An Antarctic Mystery (French: Le Sphinx des glaces, The Sphinx of the Ice Fields) is a two-volume novel by Jules Verne. Written in 1897, it is a response to Edgar Allan Poe's 1838 novel The Narrative of Arthur Gordon Pym of Nantucket. It follows the adventures of the narrator and his journey from the Kerguelen Islands aboard Halbrane. Neither Poe nor Verne had actually visited the remote Kerguelen Islands, located in the south Indian Ocean, but their works are some of the few literary (as opposed to exploratory) references to the archipelago.

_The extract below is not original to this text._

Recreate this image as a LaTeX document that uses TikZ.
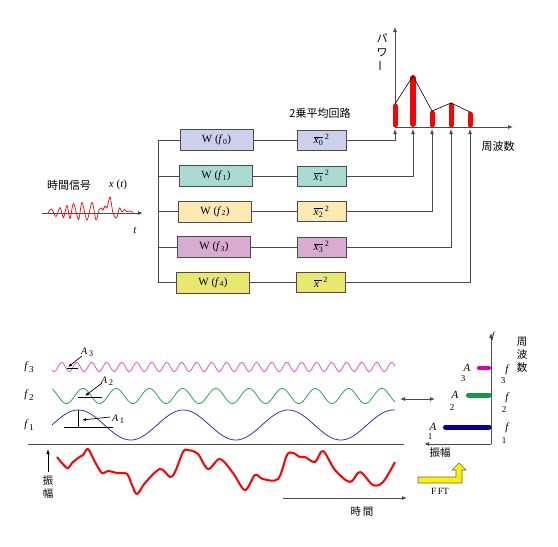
\documentclass[tikz,border=0pt]{standalone}
\usepackage{amsmath}
\usepackage{fontspec}
\setmainfont{Liberation Serif}
\newfontfamily\jp{Noto Sans CJK JP}
\usetikzlibrary{arrows.meta}
\definecolor{c0}{HTML}{CDD0EA}
\definecolor{c1}{HTML}{A8DCD3}
\definecolor{c2}{HTML}{FCEAB2}
\definecolor{c3}{HTML}{DAABD1}
\definecolor{c4}{HTML}{E8E86E}
\definecolor{wmag}{HTML}{E040E0}
\definecolor{wgrn}{HTML}{22AA55}
\definecolor{wblu}{HTML}{3333BB}
\definecolor{bmag}{HTML}{CC00CC}
\definecolor{bgrn}{HTML}{119944}
\definecolor{bblu}{HTML}{000099}
\newcommand{\xsq}[1]{$\overline{\text{\itshape x\textsubscript{\upshape #1}}}^{\,\text{2}}$}
\begin{document}
\begin{tikzpicture}[x=1pt,y=-1pt,
  wbox/.style={draw=black!70, line width=0.8pt, minimum width=73pt, minimum height=21pt, inner sep=0pt, font=\fontsize{11}{12}\selectfont},
  xbox/.style={draw=black!70, line width=0.8pt, minimum width=49pt, minimum height=20pt, inner sep=0pt, font=\fontsize{11.5}{12}\selectfont},
  conn/.style={draw=black!70, line width=0.8pt},
  tip/.style={-{Latex[length=5pt,width=4pt]}},
  jptext/.style={font=\jp\fontsize{11}{12}\selectfont, inner sep=0pt},
  jpsmall/.style={font=\jp\fontsize{10.5}{12}\selectfont, inner sep=0pt},
  lbl/.style={font=\fontsize{11}{12}\selectfont\itshape, inner sep=0pt},
  num/.style={font=\fontsize{9}{10}\selectfont, inner sep=0pt},
  bar/.style={line width=5pt, line cap=round},
  wave/.style={line width=0.8pt, smooth},
  ampline/.style={draw=black, line width=0.7pt}
]
\useasboundingbox (0,0) rectangle (558,547);

% ---------- top: time signal ----------
\node[jptext] (tsig) at (69,185) {時間信号};
\node[lbl] (xt) at (118,185) {x \upshape(\itshape t\upshape)};
\coordinate (ax0) at (42,213);
\coordinate (ax1) at (143,213);
\draw[conn, tip] (ax0) -- (ax1);
\node[lbl] (tl) at (135,230) {t};
\draw[red, line width=0.7pt] plot[smooth, tension=0.5] coordinates {(48,213) (51.5,209) (56,216.5) (60,207.5) (63.5,217.5) (67,205.5) (70,218.5) (73.5,203.5) (78.5,219.5) (82,202.5) (87,220) (92,202.5) (96,220) (99,210) (101.5,208) (103,210) (105,206) (107,208) (110,197) (113,213) (116.5,218) (119.5,208) (122,212) (124.5,209.5) (127,211.5) (130,211) (133,212.5)};

% ---------- filter boxes ----------
\node[wbox, fill=c0] (w0) at (216.5,140) {W (\textit{f}\textsubscript{0})};
\node[wbox, fill=c1] (w1) at (216,176) {W (\textit{f}\textsubscript{1})};
\node[wbox, fill=c2] (w2) at (215,211.5) {W (\textit{f}\textsubscript{2})};
\node[wbox, fill=c3] (w3) at (214,247) {W (\textit{f}\textsubscript{3})};
\node[wbox, fill=c4] (w4) at (213,282.5) {W (\textit{f}\textsubscript{4})};

\node[xbox, fill=c0] (x0) at (321.5,140) {\xsq{0}};
\node[xbox, fill=c1] (x1) at (321.5,176) {\xsq{1}};
\node[xbox, fill=c2] (x2) at (321.5,211.5) {\xsq{2}};
\node[xbox, fill=c3] (x3) at (321.5,247) {\xsq{3}};
\node[xbox, fill=c4] (x4) at (321,282.5) {$\overline{\text{\itshape x\ }}^{\,\text{2}}$};

\node[jptext] (sq) at (320,113) {2乗平均回路};

\coordinate (br0) at (158,140);
\coordinate (br1) at (158,176);
\coordinate (br2) at (158,211.5);
\coordinate (br3) at (158,247);
\coordinate (br4) at (158,282.5);
\draw[conn] (br0) -- (br4);
\foreach \i in {0,...,4} {
  \draw[conn] (br\i) -- (w\i.west);
  \draw[conn] (w\i) -- (x\i);
}

% ---------- power spectrum ----------
\coordinate (O) at (395,127);
\coordinate (ytop) at (395,27);
\coordinate (xend) at (513,127);
\draw[conn, tip] (O) -- (ytop);
\draw[conn, tip] (O) -- (xend);

\coordinate (s0) at (395,129);
\coordinate (s1) at (413,129);
\coordinate (s2) at (432,129);
\coordinate (s3) at (451,129);
\coordinate (s4) at (470,129);
\foreach \i in {0,...,4} {
  \draw[conn, tip] (x\i.east) -| (s\i);
}

\draw[bar, red] (395,125) -- (395,106);
\draw[bar, red, line width=6pt] (413,124) -- (413,78);
\draw[bar, red] (432,125) -- (432,113);
\draw[bar, red] (451,125) -- (451,105);
\draw[bar, red] (470,125) -- (470,114);
\draw[black, line width=0.6pt] (395,104) -- (413,76) -- (432,111) -- (451,103) -- (470,112);

\node[jptext] (pw1) at (382,38) {パ};
\node[jptext] (pw2) at (382,53) {ワ};
\node[jptext, rotate=90] (pw3) at (382,66) {ー};
\node[jptext] (fq) at (498,146) {周波数};

% ---------- bottom: component waves ----------
\draw[wave, wmag, line width=0.7pt] plot[domain=52:395, samples=500] (\x, {367 - 4.5*cos(24*(\x-391.7))});
\draw[wave, wgrn] plot[domain=52:395, samples=400] (\x, {396 - 7.5*cos(10.843*(\x-83))});
\draw[wave, wblu] plot[domain=52:395, samples=300] (\x, {425 - 15*sin(3.4286*(\x-52))});

\node[lbl] (f3) at (29,367) {f\,\raisebox{-3pt}{\upshape\fontsize{9}{10}\selectfont 3}};
\node[lbl] (f2) at (29,395) {f\,\raisebox{-3pt}{\upshape\fontsize{9}{10}\selectfont 2}};
\node[lbl] (f1) at (29,425) {f\,\raisebox{-3pt}{\upshape\fontsize{9}{10}\selectfont 1}};

% amplitude markers
\draw[ampline] (67,368) -- (78,368);
\coordinate (a3s) at (82,356);
\coordinate (a3e) at (68,367);
\draw[ampline, -{Latex[length=4pt,width=3pt]}] (a3s) -- (a3e);
\node[lbl, anchor=west, font=\fontsize{10}{11}\selectfont\itshape] (A3) at (81,352) {A\,\raisebox{-2pt}{\upshape\fontsize{8.5}{9}\selectfont 3}};

\draw[ampline] (78,397) -- (102,397);
\coordinate (a2s) at (102,383);
\coordinate (a2e) at (85,396);
\draw[ampline, -{Latex[length=4pt,width=3pt]}] (a2s) -- (a2e);
\node[lbl, anchor=west, font=\fontsize{10}{11}\selectfont\itshape] (A2) at (101,381) {A\,\raisebox{-2pt}{\upshape\fontsize{8.5}{9}\selectfont 2}};

\draw[ampline] (64,427) -- (113,427);
\draw[ampline] (78,410) -- (78,427);
\coordinate (a1s) at (110,417);
\coordinate (a1e) at (82,420);
\draw[ampline, -{Latex[length=4pt,width=3pt]}] (a1s) -- (a1e);
\node[lbl, anchor=west, font=\fontsize{10}{11}\selectfont\itshape] (A1) at (112,419) {A\,\raisebox{-2pt}{\upshape\fontsize{8.5}{9}\selectfont 1}};

% separator
\coordinate (sep0) at (28,444);
\coordinate (sep1) at (404,444);
\draw[conn, line width=1pt] (sep0) -- (sep1);

% double arrow
\coordinate (da0) at (400,399);
\coordinate (da1) at (435,399);
\draw[conn, {Latex[length=5pt,width=4pt]}-{Latex[length=5pt,width=4pt]}] (da0) -- (da1);

% ---------- bottom: noisy signal ----------
\draw[red, line width=2pt, line join=round] plot[smooth, tension=0.55] coordinates {(57,457) (67,468) (72,463) (78,458) (83,455) (88,449) (95,462) (102,473) (108,471) (117,473) (127,474) (132,485) (137,494) (145,483) (160,469) (170,477) (175,472) (183,452) (188,450) (198,454) (208,469) (220,459) (233,473) (245,490) (255,475) (263,479) (278,479) (287,455) (293,453) (300,457) (305,457) (315,462) (323,451) (335,470) (350,482) (360,472) (373,485) (383,482) (395,462)};

\coordinate (amp0) at (48,472);
\coordinate (amp1) at (48,449);
\draw[black, line width=0.7pt, -{Latex[length=5pt,width=3.5pt]}] (amp0) -- (amp1);
\node[jpsmall] (sh1) at (48,481) {振};
\node[jpsmall] (sh2) at (48,494) {幅};

\coordinate (tm0) at (283,498);
\coordinate (tm1) at (407,498);
\draw[conn, tip] (tm0) -- (tm1);
\node[jpsmall] (jikan) at (362,512) {時\,間};

% ---------- right spectrum ----------
\coordinate (R0) at (491,444);
\coordinate (Rtop) at (491,333);
\coordinate (Rleft) at (424,444);
\draw[conn, tip] (R0) -- (Rtop);
\draw[conn, tip] (R0) -- (Rleft);
\node[lbl, font=\fontsize{9}{10}\selectfont\itshape] (ftop) at (493,336) {f};

\draw[bar, bmag, line width=4pt] (479,368) -- (489,368);
\draw[bar, bgrn] (468.5,395) -- (489,395);
\draw[bar, bblu] (445.5,427) -- (489,427);

\node[lbl] (ra3) at (467,368) {A};
\node[num] (ra3n) at (463,379) {3};
\node[lbl] (ra2) at (455,395) {A};
\node[num] (ra2n) at (452,408) {2};
\node[lbl] (ra1) at (433,427) {A};
\node[num] (ra1n) at (430,437) {1};

\node[lbl] (rf3) at (507,370) {f};
\node[num] (rf3n) at (503,381) {3};
\node[lbl] (rf2) at (507,398) {f};
\node[num] (rf2n) at (504,410) {2};
\node[lbl] (rf1) at (507,428) {f};
\node[num] (rf1n) at (504,441) {1};

\node[jpsmall] (q1) at (522,342) {周};
\node[jpsmall] (q2) at (522,355) {波};
\node[jpsmall] (q3) at (522,368) {数};

\node[jpsmall] (shin) at (440,453) {振幅};

\draw[draw=black!60, fill=yellow, line width=0.6pt] (418,477) -- (456,477) -- (456,470) -- (452,470) -- (459,463) -- (466,470) -- (462,470) -- (462,483) -- (418,483) -- cycle;
\node[font=\fontsize{9.5}{10}\selectfont, inner sep=0pt] (fft) at (440,491) {F\kern1.5pt FT};

\end{tikzpicture}
\end{document}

The Adventures of Captain Hatteras (French: Voyages et aventures du capitaine Hatteras) is an adventure novel by Jules Verne in two parts: The English at the North Pole (French: Les Anglais au pôle nord) and The desert of ice (French: Le Désert de glace). The novel was published for the first time in 1864. The definitive version from 1866 was included into Voyages Extraordinaires series (The Extraordinary Voyages). Although it was the first book of the series it was labeled as number two. Three of Verne's books from 1863-65 (Five Weeks in a Balloon, Journey to the Center of the Earth, and From the Earth to the Moon) were added into the series retroactively. Captain Hatteras shows many similarities with British explorer John Franklin.